The world’s five richest men doubled their fortunes from 2020 to now, while nearly five billion people globally became poorer in the same period, a report by non-governmental organisation Oxfam International said on Monday.

The organisation also noted that India, in particular, faces “rising industrial concentration”, especially in the hands of the country’s top five firms.

The report, titled, “Inequality Inc”, was published ahead of the annual World Economic Forum meeting in Switzerland’s Davos – in which political leaders, corporate executives and economists will participate.

In this backdrop, the NGO said that billionaires are now 34% richer than they were at the beginning of the decade, with their wealth growing three times as fast as the rate of inflation. The report predicted that the world will have its first trillionaire within this decade.

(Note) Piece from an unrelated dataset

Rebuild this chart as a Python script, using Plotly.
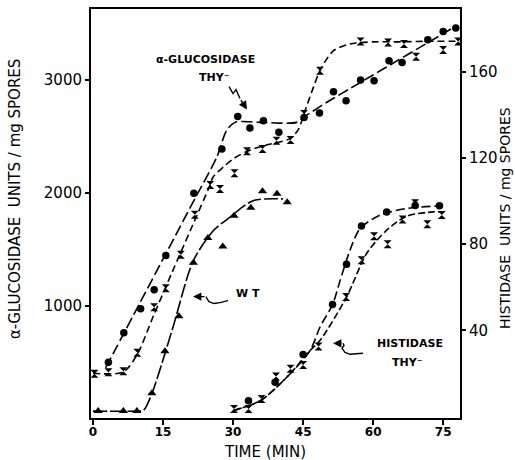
import plotly.graph_objects as go

# ---------------- data (time in min) ----------------
# alpha-glucosidase, THY- (filled circles), units / mg spores (left axis)
glu_dot_t = [3.3, 6.6, 10.2, 13.1, 15.6, 21.6, 27.6, 31.0, 33.6, 36.5, 39.8, 45.2,
             48.5, 51.5, 54.2, 57.3, 60.2, 63.4, 66.2, 71.7, 75.0, 77.7]
glu_dot_v = [498, 758, 971, 1139, 1442, 1994, 2387, 2673, 2573, 2637, 2534, 2666,
             2705, 2894, 2814, 2997, 2991, 3168, 3153, 3354, 3427, 3457]
# alpha-glucosidase, second THY- series (x marks)
glu_x_t = [0.3, 3.3, 6.5, 9.5, 13.1, 15.6, 18.8, 21.8, 25.1, 27.2, 30.3, 33.0, 36.3,
           39.3, 42.3, 45.2, 48.6, 57.3, 63.2, 66.6, 69.2, 75.0, 78.2]
glu_x_v = [395, 410, 419, 581, 985, 1153, 1449, 1803, 2068, 2033, 2171, 2366, 2387,
           2460, 2466, 2696, 3080, 3339, 3330, 3316, 3204, 3263, 3339]
# alpha-glucosidase, WT (triangles)
wt_t = [1.1, 6.5, 9.4, 12.6, 15.4, 18.4, 21.5, 24.6, 27.8, 30.2, 33.8, 36.3, 39.4, 41.6]
wt_v = [65, 65, 65, 224, 596, 905, 1378, 1599, 1522, 1796, 1865, 2012, 1990, 1914]
# histidase, THY- (circles and x marks), units / mg spores (right axis)
his_dot_t = [33.3, 39.0, 45.0, 51.3, 54.3, 57.5, 62.9, 69.0, 74.2]
his_dot_v = [7.4, 16.0, 28.8, 52.0, 70.7, 88.5, 95.0, 98.0, 97.8]
his_x_t = [30.2, 33.3, 36.1, 39.2, 42.3, 45.0, 48.3, 54.2, 57.5, 60.2, 63.1, 66.3,
           69.0, 71.6, 74.7]
his_x_v = [3.6, 3.6, 8.2, 18.6, 22.2, 24.0, 32.6, 55.5, 72.6, 83.7, 80.0, 91.5,
           99.0, 89.3, 93.5]

# hand-drawn fitted curves
glu_dot_fit_t = [2.7, 10, 16, 22, 26.5, 28.6, 30.4, 36, 43.6, 45.4, 50, 55, 60, 65, 70, 75, 78]
glu_dot_fit_v = [448, 1020, 1490, 1961, 2313, 2549, 2622, 2622, 2622, 2675, 2798, 2920,
                 3042, 3164, 3286, 3408, 3481]
glu_x_fit_t = [0, 6.5, 9.5, 13, 17, 21, 25, 25.7, 28, 30, 33, 37, 42.2, 44, 45.2, 47.2,
               48.6, 51.5, 55, 60, 66, 72, 78.6]
glu_x_fit_v = [400, 412, 570, 914, 1300, 1680, 2060, 2136, 2230, 2298, 2366, 2420, 2478,
               2560, 2700, 2932, 3080, 3257, 3316, 3335, 3335, 3340, 3340]
wt_fit_t = [0, 9.5, 10.8, 12.6, 17, 21.5, 25.8, 29.3, 34.3, 40.7]
wt_fit_v = [65, 65, 71, 219, 790, 1398, 1664, 1781, 1929, 1944]
his_dot_fit_t = [30.0, 35.8, 41.5, 46.5, 48.6, 51.3, 52.9, 55.0, 57.2, 61.5, 67.2, 74.5]
his_dot_fit_v = [2.8, 7.4, 18.3, 30.7, 41.5, 52.0, 63.0, 77.0, 87.3, 93.5, 96.6, 97.8]
his_x_fit_t = [30.0, 35.8, 41.5, 46.5, 48.6, 54.3, 58.6, 62.9, 67.2, 72.9, 75.0]
his_x_fit_v = [2.8, 7.4, 18.3, 30.7, 35.3, 55.5, 75.7, 86.5, 93.0, 95.0, 95.0]

x_ticks = [0, 15, 30, 45, 60, 75]
left_ticks = [1000, 2000, 3000]
right_ticks = [40, 80, 120, 160]

FONT = "DejaVu Sans"
BLK = "black"

fig = go.Figure()


def curve(t, v, dash, yaxis="y"):
    fig.add_trace(go.Scatter(x=t, y=v, mode="lines", yaxis=yaxis, hoverinfo="skip",
                             line=dict(color=BLK, width=1.6, dash=dash,
                                       shape="spline", smoothing=0.8)))


def pts(t, v, symbol, size, yaxis="y"):
    fig.add_trace(go.Scatter(x=t, y=v, mode="markers", yaxis=yaxis,
                             marker=dict(symbol=symbol, size=size, color=BLK,
                                         line=dict(width=0))))


curve(glu_dot_fit_t, glu_dot_fit_v, "11px,4px")
curve(glu_x_fit_t, glu_x_fit_v, "7px,4px")
curve(wt_fit_t, wt_fit_v, "14px,3px")
curve(his_dot_fit_t, his_dot_fit_v, "9px,4px", "y2")
curve(his_x_fit_t, his_x_fit_v, "7px,3px", "y2")

pts(glu_dot_t, glu_dot_v, "circle", 7.5)
pts(glu_x_t, glu_x_v, "hourglass", 8)
pts(wt_t, wt_v, "triangle-up", 8)
pts(his_dot_t, his_dot_v, "circle", 7.5, "y2")
pts(his_x_t, his_x_v, "hourglass", 8, "y2")

# pixel -> paper helpers for labels / arrows
L, R, T, B = 91, 460, 7, 418


def px(x):
    return (x - L) / (R - L)


def py(y):
    return (B - y) / (B - T)


def text(x, y, s, size, bold=False, angle=0):
    fig.add_annotation(x=px(x), y=py(y), xref="paper", yref="paper", text=s,
                       showarrow=False, textangle=angle, xanchor="center", yanchor="middle",
                       font=dict(family=FONT, size=size, color=BLK,
                                 weight="bold" if bold else "normal"))


def arrow(tip, tail):
    fig.add_annotation(x=px(tip[0]), y=py(tip[1]), xref="paper", yref="paper", text="",
                       showarrow=True, ax=tail[0] - tip[0], ay=tail[1] - tip[1],
                       arrowhead=2, arrowsize=1.2, arrowwidth=1.4, arrowcolor=BLK,
                       standoff=0, startstandoff=0)


def squiggle(points):
    d = "M " + " L ".join(f"{px(a):.4f},{py(b):.4f}" for a, b in points)
    fig.add_shape(type="path", path=d, xref="paper", yref="paper",
                  line=dict(color=BLK, width=1.4))


NB = "\u00a0"
text(15, 198, f"α-GLUCOSIDASE{NB}{NB}UNITS{NB}/{NB}mg{NB}SPORES", 15, angle=-90)
text(505, 217, f"HISTIDASE{NB}{NB}UNITS{NB}/{NB}mg{NB}SPORES", 14, angle=-90)
text(265, 452, "TIME (MIN)", 15)

text(205, 58, "α-GLUCOSIDASE", 11, bold=True)
text(214, 76, "THY⁻", 11, bold=True)
text(248, 293, f"W{NB}T", 11, bold=True)
text(410, 343, "HISTIDASE", 11, bold=True)
text(407, 362, "THY⁻", 11, bold=True)

squiggle([(229, 85), (233, 92), (236, 88), (240, 97)])
arrow((247, 108), (240, 97))
squiggle([(228, 300), (220, 302), (214, 303), (209, 301), (207, 298), (206, 296)])
arrow((193, 296), (206, 296))
squiggle([(363, 353), (350, 354), (345, 352), (342, 348), (344, 345), (343, 343)])
arrow((333, 343), (343, 343))

fig.update_layout(
    width=515, height=460, margin=dict(l=L, r=515 - R, t=T, b=460 - B),
    paper_bgcolor="white", plot_bgcolor="white", showlegend=False,
    font=dict(family=FONT, color=BLK),
    xaxis=dict(range=[-0.43, 78.6], tickvals=x_ticks, ticks="outside", ticklen=5,
               tickwidth=1.5, tickcolor=BLK, showline=True, linewidth=2, linecolor=BLK,
               mirror=True, showgrid=False, zeroline=False, ticklabelstandoff=-3,
               tickfont=dict(size=12, weight="bold")),
    yaxis=dict(range=[4, 3626], tickvals=left_ticks, ticks="outside", ticklen=4,
               tickwidth=1.5, tickcolor=BLK, showline=True, linewidth=2, linecolor=BLK,
               showgrid=False, zeroline=False, tickfont=dict(size=15)),
    yaxis2=dict(range=[-0.6, 189.1], tickvals=right_ticks, overlaying="y", side="right",
                ticks="outside", ticklen=4, tickwidth=1.5, tickcolor=BLK, showline=True,
                linewidth=2, linecolor=BLK, showgrid=False, zeroline=False,
                tickfont=dict(size=15)),
)

fig.write_html("out.html")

American businessman and founder of e-commerce company Amazon, Jeff Bezos, who is one of the world’s richest men, increased his fortune of $167.4 billion (Rs 13.8 lakh crore) by $32.7 billion (Rs 2.71 lakh crore) since 2020, the report said.

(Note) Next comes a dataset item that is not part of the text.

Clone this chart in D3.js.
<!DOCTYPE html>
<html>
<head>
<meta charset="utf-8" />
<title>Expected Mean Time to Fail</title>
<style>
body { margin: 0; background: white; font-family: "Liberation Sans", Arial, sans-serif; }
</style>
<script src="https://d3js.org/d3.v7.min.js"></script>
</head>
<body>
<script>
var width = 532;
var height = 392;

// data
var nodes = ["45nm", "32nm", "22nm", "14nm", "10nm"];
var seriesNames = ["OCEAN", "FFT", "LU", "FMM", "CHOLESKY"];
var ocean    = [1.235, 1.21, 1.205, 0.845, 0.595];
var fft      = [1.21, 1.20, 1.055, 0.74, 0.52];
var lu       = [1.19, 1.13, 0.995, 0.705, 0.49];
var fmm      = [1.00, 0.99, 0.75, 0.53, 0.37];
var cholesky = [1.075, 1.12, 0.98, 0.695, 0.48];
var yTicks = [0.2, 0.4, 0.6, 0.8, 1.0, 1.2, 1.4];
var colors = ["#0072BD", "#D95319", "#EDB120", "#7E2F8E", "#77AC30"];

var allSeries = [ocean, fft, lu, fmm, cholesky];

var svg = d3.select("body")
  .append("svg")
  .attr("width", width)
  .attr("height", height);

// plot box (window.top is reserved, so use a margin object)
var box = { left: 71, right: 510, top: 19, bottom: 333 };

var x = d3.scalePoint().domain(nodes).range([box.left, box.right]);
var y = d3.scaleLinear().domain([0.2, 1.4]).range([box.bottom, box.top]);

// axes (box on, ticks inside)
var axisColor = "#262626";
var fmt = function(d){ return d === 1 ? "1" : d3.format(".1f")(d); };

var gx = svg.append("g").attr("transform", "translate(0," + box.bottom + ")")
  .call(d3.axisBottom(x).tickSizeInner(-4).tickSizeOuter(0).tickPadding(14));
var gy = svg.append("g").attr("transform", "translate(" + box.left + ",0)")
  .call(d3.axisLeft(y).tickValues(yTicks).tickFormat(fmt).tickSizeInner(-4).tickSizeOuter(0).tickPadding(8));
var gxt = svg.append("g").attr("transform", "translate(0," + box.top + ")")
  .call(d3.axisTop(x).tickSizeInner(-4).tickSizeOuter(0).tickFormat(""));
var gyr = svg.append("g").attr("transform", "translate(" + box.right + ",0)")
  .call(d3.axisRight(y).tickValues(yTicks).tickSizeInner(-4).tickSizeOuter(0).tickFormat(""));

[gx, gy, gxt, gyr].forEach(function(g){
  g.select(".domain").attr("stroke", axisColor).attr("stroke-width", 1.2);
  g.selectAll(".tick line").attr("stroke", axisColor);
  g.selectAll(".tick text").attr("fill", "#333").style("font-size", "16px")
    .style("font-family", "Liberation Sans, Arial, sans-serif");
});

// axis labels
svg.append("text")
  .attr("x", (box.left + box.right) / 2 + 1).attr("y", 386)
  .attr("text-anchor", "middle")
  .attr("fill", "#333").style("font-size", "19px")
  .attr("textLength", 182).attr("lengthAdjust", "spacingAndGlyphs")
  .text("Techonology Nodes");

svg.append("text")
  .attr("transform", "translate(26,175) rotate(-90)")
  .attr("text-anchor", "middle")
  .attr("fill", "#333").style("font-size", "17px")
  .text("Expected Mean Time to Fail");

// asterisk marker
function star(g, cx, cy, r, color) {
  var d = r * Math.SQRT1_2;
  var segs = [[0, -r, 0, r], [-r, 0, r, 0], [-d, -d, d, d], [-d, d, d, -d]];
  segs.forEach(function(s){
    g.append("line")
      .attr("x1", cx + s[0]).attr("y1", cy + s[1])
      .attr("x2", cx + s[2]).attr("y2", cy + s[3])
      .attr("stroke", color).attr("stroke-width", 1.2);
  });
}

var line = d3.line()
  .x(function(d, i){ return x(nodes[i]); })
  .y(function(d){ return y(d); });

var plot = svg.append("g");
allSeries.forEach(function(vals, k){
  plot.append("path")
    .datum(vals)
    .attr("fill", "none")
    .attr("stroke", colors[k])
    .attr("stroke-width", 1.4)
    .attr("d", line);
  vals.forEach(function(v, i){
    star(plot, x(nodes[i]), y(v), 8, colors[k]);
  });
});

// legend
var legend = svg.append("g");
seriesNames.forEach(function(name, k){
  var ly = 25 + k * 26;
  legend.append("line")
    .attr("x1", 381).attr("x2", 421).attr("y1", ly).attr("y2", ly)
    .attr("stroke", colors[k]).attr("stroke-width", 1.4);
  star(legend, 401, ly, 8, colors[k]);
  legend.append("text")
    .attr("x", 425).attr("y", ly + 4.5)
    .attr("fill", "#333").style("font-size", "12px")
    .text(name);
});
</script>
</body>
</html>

In recent years, Amazon has faced allegations of allowing an unhealthy working environment and preventing unionisation by workers to stop them from demanding better working conditions.

The Oxfam report said that the world’s richest 1% individuals own 43% of all global financial assets. Further, the world’s richest 1% emit as much carbon pollution as the poorest two-thirds of humanity, it said.

“We are living through what appears to be the start of a decade of division: in just three years, we have experienced a global pandemic, war, a cost-of-living crisis and climate breakdown,” Oxfam said. “Each crisis has widened the gulf – not so much between the rich and people living in poverty, but between an oligarchic few and the vast majority.”

The NGO said that on the other hand, the wages of 79.1 crore workers failed to keep up with inflation in the past two years. As a result, workers lost $1.5 trillion, or Rs 124 lakh crore, in this period, it calculated.

In order to illustrate how privatisation drives inequalities, Oxfam noted that Dalits in India “face high and unaffordable out-of-pocket fees in the private healthcare sector, financial exclusion in the private education sector; and overt discrimination in both”.

The organisation also said that India – along with Kenya, Nigeria and Uganda – was among the countries where private healthcare providers were pushing people into poverty.

“In India, where the private healthcare sector is now worth US$236bn [Rs 19.55 lakh crore] and rising rapidly, the World Bank’s private sector arm, the International Finance Corporation [IFC], has directly invested over half a billion dollars in some of the country’s largest corporate hospital chains owned by some of its richest billionaires,” the report noted.

Oxfam said, however, that as of June, the International Finance Corporation had not published even a single evaluation of its health projects in the country since they began 25 years ago.